The Elizabethan conquest of Ireland in the early 1600s extinguished the rule of the O'Donnells of Tyrconnell (Tir Chonaill), leading to the plantation of Ulster. This is the first account of lost branches of their dynasty, descending from a largely forgotten scion, Donal Oge O'Donnell, only child of Sir Donal O'Donnell who was the eldest son and usurped heir of Sir Hugh Dubh Mac Manus, 23rd O'Donnell, King and Lord of Tyrconnell.
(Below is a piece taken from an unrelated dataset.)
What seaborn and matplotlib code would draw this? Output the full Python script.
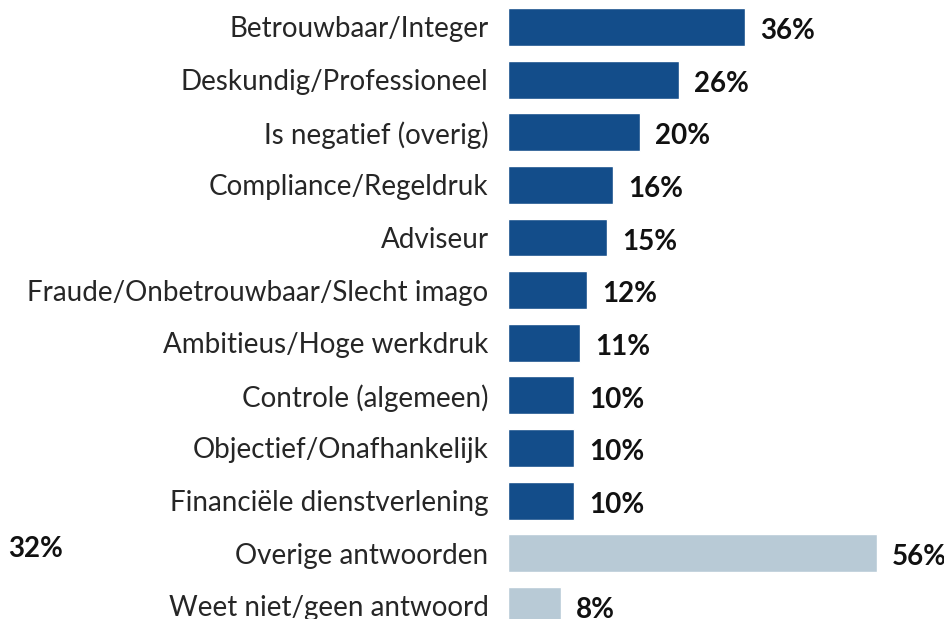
import pandas as pd
import seaborn as sns
import matplotlib.pyplot as plt
import matplotlib.transforms as mtransforms

# data
categories = [
    'Betrouwbaar/Integer', 'Deskundig/Professioneel', 'Is negatief (overig)',
    'Compliance/Regeldruk', 'Adviseur', 'Fraude/Onbetrouwbaar/Slecht imago',
    'Ambitieus/Hoge werkdruk', 'Controle (algemeen)', 'Objectief/Onafhankelijk',
    'Financiële dienstverlening', 'Overige antwoorden', 'Weet niet/geen antwoord',
]
values = [36, 26, 20, 16, 15, 12, 11, 10, 10, 10, 56, 8]
groups = ['main'] * 10 + ['rest'] * 2
stray_label = '32%'
stray_row = 'Overige antwoorden'

sns.set_theme(style='white')
plt.rcParams['font.family'] = ['Lato', 'DejaVu Sans']

df = pd.DataFrame({'category': categories, 'value': values, 'group': groups})

fig = plt.figure(figsize=(9.45, 6.19), dpi=100)
ax = fig.add_axes([508 / 945, 0, 1 - 508 / 945, 1])

sns.barplot(data=df, y='category', x='value', hue='group', orient='h',
            palette={'main': '#134d8a', 'rest': '#b8cad6'}, saturation=1,
            dodge=False, width=0.72, legend=False, ax=ax)

ax.set_xlim(0, 66.4)
ax.set_ylim(11.25, -0.513)
ax.set_xlabel('')
ax.set_ylabel('')
ax.set_xticks([])
ax.tick_params(axis='y', length=0, pad=14, labelsize=20, labelcolor='#262626')
sns.despine(ax=ax, left=True, bottom=True, top=True, right=True)

for i, v in enumerate(values):
    ax.text(v + 2.3, i + 0.08, f'{v}%', va='center', ha='left',
            fontsize=20, fontweight='bold', color='#111111')

trans = mtransforms.blended_transform_factory(fig.transFigure, ax.transData)
ax.text(8 / 945, categories.index(stray_row) - 0.08, stray_label, transform=trans,
        va='center', ha='left', fontsize=20, fontweight='bold', color='#111111')

fig.savefig('out.png', dpi=100)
Hugh Dubh ruled from 1567 to 1592 and married twice.
His children by his first wife, Nuala, a daughter of O'Neill, were eclipsed by the second, Maria or Inion Dubh, nee MacDonnell, who killed Sir Donal at Derrylaghan in 1590, thwarting his succession in favor of her own eldest son, Red Hugh, then in English captivity. Hugh Dubh died in 1600, and by 1601 both Red Hugh, who had escaped Dublin Castle, and his brothers Rory and Cathbharr and their nephew Donal Oge were engaged in the endgame of the Nine Years War. En route to Kinsale, Donal Oge undertook a side-expedition to Ardfert, spending several years in alliance with FitzMaurice, Lord of Kerry.
Rory succeeded Red Hugh and became the first Earl of Tyrconnell in 1604, but they and many others were exiled to the Continent in 1607 in the Flight of the Earls. Donal Oge then joined Spanish forces in Flanders, where he died in 1620. Hugh Dubh and his family were the last undisputed dynasts to rule effectively. Stripped of power, the nominal local headship of the clan reverted later to the genealogically senior line of his brother Calbhach, some whose descendants won fame and fortune on the Continent as dukes in Spain and counts in Austria.
History thus far obscured the survival of an older line of O'Donnell counts in France, who were known there as Chief of the Name and of the Arms. They became extinct in 1879, but their ostensible next-of-kin in Ardfert, trace origins in common back to a grandson of Donal Oge O'Donnell. His descendants, rebels in Ireland and Jacobites in France, later transitioned from military to civil service, at the highest echelons in the French Council of State.
They epitomized the principle noblesse oblige, in their pursuit of enlightenment, compassion, and public service.